Your instructions →
Below are some records. Count the lines with "this" in them and give nothing but the total.

[Recorded data]
================

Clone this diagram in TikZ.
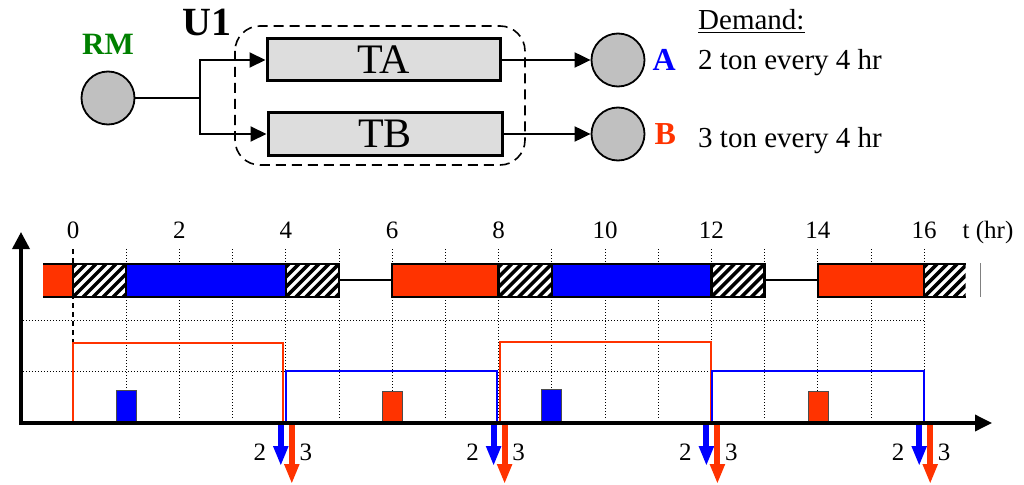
\documentclass[tikz,border=0pt]{standalone}
\usepackage{fontspec}
\setmainfont{Liberation Serif}
\usetikzlibrary{positioning, arrows.meta}
\definecolor{prodB}{HTML}{FF3300}
\definecolor{prodA}{HTML}{0000FF}
\definecolor{rmgreen}{HTML}{008000}
\definecolor{taskgray}{HTML}{DDDDDD}
\definecolor{storegray}{HTML}{C0C0C0}

\tikzset{
  store/.style={draw, circle, fill=storegray, line width=1.8pt, minimum size=53pt, inner sep=0pt},
  task/.style={draw, fill=taskgray, line width=3pt, minimum height=42pt, font=\fontsize{42}{42}\selectfont, inner sep=0pt},
  flow/.style={line width=2pt, -{Triangle[length=16pt,width=15pt]}},
  tick/.style={font=\fontsize{25}{25}\selectfont, anchor=base, inner sep=0pt},
  txt/.style={font=\fontsize{29}{29}\selectfont, anchor=base west, inner sep=0pt},
  bigbold/.style={font=\fontsize{#1}{#1}\selectfont\bfseries, inner sep=0pt},
  grid/.style={dotted, line width=1pt},
  barline/.style={line width=2.5pt},
  stock/.style={line width=2pt},
  lot/.style={draw=black!70, line width=1pt},
  demand/.style={line width=6pt, -{Triangle[length=20pt,width=14pt]}}
}

% hatched (changeover) cell of the bar, t from #1 to #2
\newcommand{\hatchcell}[2]{%
  \begin{scope}
    \clip (#1,264) rectangle (#2,297);
    \foreach \k in {-4,...,6}
      \draw[line width=3.5pt] ([xshift=\k*10pt]#1,297) -- ++(33pt,33pt);
  \end{scope}}

\begin{document}
\begin{tikzpicture}[x=1pt, y=-1pt]
    \useasboundingbox (0,0) rectangle (1024,484);

    %network
    \node (rm) [store] at (108,98) {};
    \node (rmlab) [bigbold=31, text=rmgreen] at (108,44) {RM};
    \node (ta) [task, minimum width=233pt] at (383.5,60) {TA};
    \node (tb) [task, minimum width=234pt] at (385,134) {TB};
    \node (a) [store] at (618,60) {};
    \node (b) [store] at (618,134) {};
    \node (alab) [bigbold=32, text=prodA, right=7pt of a] {A};
    \node (blab) [bigbold=32, text=prodB, right=9pt of b] {B};
    \coordinate (split) at (200,98);

    \draw[line width=2pt] (rm) -- (split);
    \draw[flow] (split) |- (ta);
    \draw[flow] (split) |- (tb);
    \draw[flow] (ta) -- (a);
    \draw[flow] (tb) -- (b);

    \draw[line width=1.6pt, dash pattern=on 10pt off 6pt, rounded corners=25pt]
        (235,26) rectangle (525,165);
    \node (u1) [bigbold=40] at (207,22) {U1};

    %demand
    \node (dem) [txt] at (698,30) {\underline{Demand:}};
    \node (dema) [txt] at (698,70) {2 ton every 4 hr};
    \node (demb) [txt] at (698,147) {3 ton every 4 hr};

    %schedule, one unit of x is 1 hr
    \begin{scope}[xshift=73pt, x=53.2pt]
        \foreach \h in {1,...,16}
            \draw[grid] (\h,249) -- (\h,418);
        \draw[grid] (-0.94,320) -- (16,320);
        \draw[grid] (-0.94,371) -- (16,371);
        \draw[line width=1.2pt, dash pattern=on 5pt off 4pt] (0,249) -- (0,343);

        \foreach \h in {0,2,...,16}
            \node[tick] at (\h,238) {\h};
        \node (thr) [tick, anchor=base west] at (16.72,238) {t (hr)};

        %bar
        \draw[line width=1.5pt] (5,280) -- (6,280);
        \draw[line width=1.5pt] (13,280) -- (14,280);
        \fill[prodB] (-0.56,264) rectangle (0,297);
        \draw[barline] (-0.56,264) -- (0,264) (-0.56,297) -- (0,297);
        \draw[barline, fill=prodA] (1,264) rectangle (4,297);
        \draw[barline, fill=prodB] (6,264) rectangle (8,297);
        \draw[barline, fill=prodA] (9,264) rectangle (12,297);
        \draw[barline, fill=prodB] (14,264) rectangle (16,297);
        \foreach \s/\e in {0/1, 4/5, 8/9, 12/13} {
            \hatchcell{\s}{\e}
            \draw[barline] (\s,264) rectangle (\e,297);
        }
        \hatchcell{16}{16.78}
        \draw[barline] (16.78,264) -- (16,264) -- (16,297) -- (16.78,297);
        \draw[black!50, line width=1pt] (17.05,263) -- (17.05,297);

        %inventory
        \draw[stock, prodB] (0,423) -- (0,343) -- (3.94,343) -- (3.94,423);
        \draw[stock, prodB] (8.03,423) -- (8.03,342) -- (11.99,342) -- (11.99,423);
        \draw[stock, prodA] (4,423) -- (4,371) -- (7.97,371) -- (7.97,423);
        \draw[stock, prodA] (12.01,423) -- (12.01,371) -- (16,371) -- (16,423);

        %batches
        \draw[lot, fill=prodA] (0.81,390) rectangle (1.19,423);
        \draw[lot, fill=prodB] (5.81,391) rectangle (6.19,423);
        \draw[lot, fill=prodA] (8.81,389) rectangle (9.19,423);
        \draw[lot, fill=prodB] (13.83,391) rectangle (14.21,423);

        %demand arrows
        \foreach \h in {4,8,12,16} {
            \draw[demand, prodA] ([xshift=-5pt]\h,421) -- ([xshift=-5pt]\h,466);
            \draw[demand, prodB] ([xshift=6pt]\h,421) -- ([xshift=6pt]\h,484);
            \node[tick] at ([xshift=-26pt]\h,460) {2};
            \node[tick] at ([xshift=20pt]\h,460) {3};
        }
    \end{scope}

    %axes
    \coordinate (origin) at (19,423);
    \draw[line width=3.5pt, -{Triangle[length=17pt,width=17pt]}] (21,425) -- (21,232);
    \draw[line width=3.5pt, -{Triangle[length=17pt,width=16pt]}] (origin) -- (992,423);
\end{tikzpicture}
\end{document}
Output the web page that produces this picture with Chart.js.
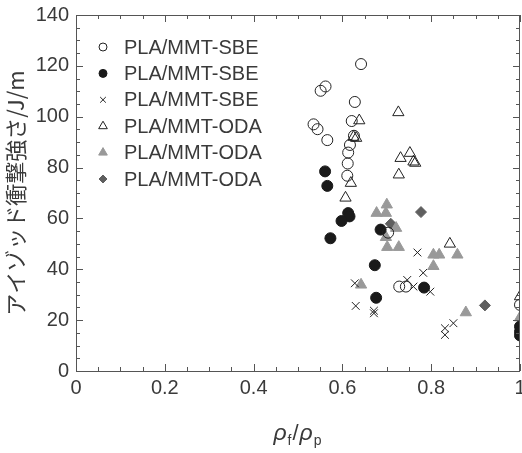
<!DOCTYPE html>
<html>
<head>
<meta charset="utf-8">
<script src="https://cdn.jsdelivr.net/npm/chart.js@4.4.1/dist/chart.umd.min.js"></script>
<style>
  body { margin: 0; background: #fff; }
  canvas { display: block; }
</style>
</head>
<body>
<canvas id="izodChart" width="522" height="453"></canvas>
<script>
// density ratio rho_f/rho_p vs Izod impact strength [J/m]
var sbeOpen = [[0.642,120.7],[0.562,111.9],[0.551,110.2],[0.628,105.8],[0.535,97],[0.544,95.1],
  [0.621,98.3],[0.566,90.8],[0.626,92.5],[0.617,88.9],[0.613,85.9],[0.612,81.6],[0.611,76.8],
  [0.703,54.4],[0.728,33.2],[0.743,33.2],[1.0,26]];
var sbeFilled = [[0.561,78.5],[0.566,72.8],[0.613,62.1],[0.616,60.8],[0.598,59],[0.573,52.2],
  [0.686,55.6],[0.673,41.6],[0.676,28.8],[0.784,32.8],[1.0,17.5],[1.0,15.5],[1.0,14]];
var sbeCross = [[0.628,34.5],[0.63,25.6],[0.671,23.7],[0.671,22.7],[0.746,35.8],[0.76,33.2],
  [0.769,46.6],[0.782,38.6],[0.798,31.2],[0.831,16.8],[0.831,14.2],[0.85,18.8]];
var odaOpen = [[0.726,101.7],[0.638,98.5],[0.625,92],[0.631,91.6],[0.731,83.7],[0.752,85.7],
  [0.76,82.3],[0.764,81.8],[0.727,77.2],[0.619,73.9],[0.607,68.1],[0.842,50],[1.0,29.3]];
var odaGray = [[0.7,65.4],[0.677,62.1],[0.698,62.1],[0.721,56.2],[0.698,52.6],[0.701,48.7],
  [0.727,48.7],[0.642,33.9],[0.805,45.7],[0.818,45.7],[0.859,45.7],[0.805,41.2],[0.878,23],[1.0,21]];
var odaDiamond = [[0.777,62.5],[0.709,57.9],[0.921,25.8]];

var seriesLabels = ['PLA/MMT-SBE','PLA/MMT-SBE','PLA/MMT-SBE','PLA/MMT-ODA','PLA/MMT-ODA','PLA/MMT-ODA'];
var xTicks = [0, 0.2, 0.4, 0.6, 0.8, 1];
var yTicks = [0, 20, 40, 60, 80, 100, 120, 140];

var ink = '#3a3a3a';
var latin = '"Liberation Sans", Arial, sans-serif';

function pts(arr) {
  return arr.map(function (p) { return { x: p[0], y: p[1] }; });
}

var styles = [
  { pointStyle: 'circle',   radius: 5.5, bg: 'rgba(0,0,0,0)', border: '#222', bw: 1 },
  { pointStyle: 'circle',   radius: 5.5, bg: '#1a1a1a',       border: '#1a1a1a', bw: 1 },
  { pointStyle: 'crossRot', radius: 5.5, bg: 'rgba(0,0,0,0)', border: '#222', bw: 1 },
  { pointStyle: 'triangle', radius: 6.5, bg: 'rgba(0,0,0,0)', border: '#222', bw: 1 },
  { pointStyle: 'triangle', radius: 6.5, bg: '#999999',       border: '#999999', bw: 1 },
  { pointStyle: 'rectRot',  radius: 5.5, bg: '#5f5f5f',       border: '#5f5f5f', bw: 1 }
];
var seriesData = [sbeOpen, sbeFilled, sbeCross, odaOpen, odaGray, odaDiamond];

var datasets = seriesData.map(function (d, i) {
  var s = styles[i];
  return {
    label: seriesLabels[i],
    data: pts(d),
    pointStyle: s.pointStyle,
    pointRadius: s.radius,
    pointHoverRadius: s.radius,
    backgroundColor: s.bg,
    borderColor: s.border,
    borderWidth: s.bw,
    showLine: false
  };
});

// frame with inward major/minor ticks on all four sides
var frameTicks = {
  id: 'frameTicks',
  afterDraw: function (chart) {
    var ctx = chart.ctx, a = chart.chartArea;
    var xs = chart.scales.x, ys = chart.scales.y;
    ctx.save();
    ctx.strokeStyle = '#555';
    ctx.lineWidth = 1;
    ctx.strokeRect(a.left + 0.5, a.top + 0.5, a.right - a.left - 1, a.bottom - a.top);
    ctx.beginPath();
    for (var i = 0; i <= 20; i++) {
      var px = Math.round(xs.getPixelForValue(i * 0.05)) + 0.5;
      var len = (i % 4 === 0) ? 7 : 4;
      ctx.moveTo(px, a.bottom); ctx.lineTo(px, a.bottom - len);
      ctx.moveTo(px, a.top); ctx.lineTo(px, a.top + len);
    }
    for (var j = 0; j <= 28; j++) {
      var py = Math.round(ys.getPixelForValue(j * 5)) + 0.5;
      var l2 = (j % 4 === 0) ? 7 : 4;
      ctx.moveTo(a.left, py); ctx.lineTo(a.left + l2, py);
      ctx.moveTo(a.right, py); ctx.lineTo(a.right - l2, py);
    }
    ctx.stroke();
    ctx.restore();
  }
};

// legend inside the plot, upper left
var innerLegend = {
  id: 'innerLegend',
  afterDraw: function (chart) {
    var ctx = chart.ctx;
    ctx.save();
    ctx.font = '20px ' + latin;
    ctx.textBaseline = 'middle';
    chart.data.datasets.forEach(function (ds, i) {
      var y = 47 + i * 26.4;
      var s = styles[i];
      ctx.fillStyle = s.bg;
      ctx.strokeStyle = s.border;
      ctx.lineWidth = s.bw;
      Chart.helpers.drawPoint(ctx, { pointStyle: s.pointStyle, radius: s.radius - 1.5, rotation: 0, borderWidth: s.bw }, 103, y);
      ctx.fillStyle = ink;
      ctx.fillText(ds.label, 124, y + 1);
    });
    ctx.restore();
  }
};

// x-axis title: rho_f / rho_p with subscripts
var xTitle = {
  id: 'xTitle',
  afterDraw: function (chart) {
    var ctx = chart.ctx;
    var parts = [
      { t: 'ρ', f: 'italic 23px ' + latin, dy: 0 },
      { t: 'f', f: '14px ' + latin, dy: 5 },
      { t: '/', f: '22px ' + latin, dy: 0 },
      { t: 'ρ', f: 'italic 23px ' + latin, dy: 0 },
      { t: 'p', f: '14px ' + latin, dy: 5 }
    ];
    ctx.save();
    ctx.fillStyle = ink;
    ctx.textBaseline = 'alphabetic';
    var w = 0;
    parts.forEach(function (p) { ctx.font = p.f; w += ctx.measureText(p.t).width + 1; });
    var a = chart.chartArea;
    var x = (a.left + a.right) / 2 - w / 2;
    parts.forEach(function (p) {
      ctx.font = p.f;
      ctx.fillText(p.t, x, 440 + p.dy);
      x += ctx.measureText(p.t).width + 1;
    });
    ctx.restore();
  }
};

new Chart(document.getElementById('izodChart'), {
  type: 'scatter',
  data: { datasets: datasets },
  options: {
    responsive: false,
    animation: false,
    events: [],
    layout: { autoPadding: false, padding: { left: 0, top: 15, right: 2, bottom: 0 } },
    plugins: { legend: { display: false }, tooltip: { enabled: false } },
    scales: {
      x: {
        type: 'linear', min: 0, max: 1,
        afterFit: function (s) { s.height = 82; s.paddingLeft = 0; s.paddingRight = 0; },
        afterBuildTicks: function (s) { s.ticks = xTicks.map(function (v) { return { value: v }; }); },
        grid: { display: false, drawTicks: false },
        border: { display: false },
        ticks: { color: ink, font: { family: latin, size: 20 }, padding: 5, maxRotation: 0,
          callback: function (v) { return String(v); } }
      },
      y: {
        type: 'linear', min: 0, max: 140,
        afterFit: function (s) { s.width = 76; s.paddingTop = 0; s.paddingBottom = 0; },
        afterBuildTicks: function (s) { s.ticks = yTicks.map(function (v) { return { value: v }; }); },
        grid: { display: false, drawTicks: false },
        border: { display: false },
        ticks: { color: ink, font: { family: latin, size: 20 }, padding: 7 },
        title: { display: true, text: 'アイゾッド衝撃強さ/J/m', color: ink,
          font: { family: '"Noto Sans CJK JP", sans-serif', size: 22 }, padding: { top: 2, bottom: 0 } }
      }
    }
  },
  plugins: [frameTicks, innerLegend, xTitle]
});
</script>
</body>
</html>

================

Exercise result →
2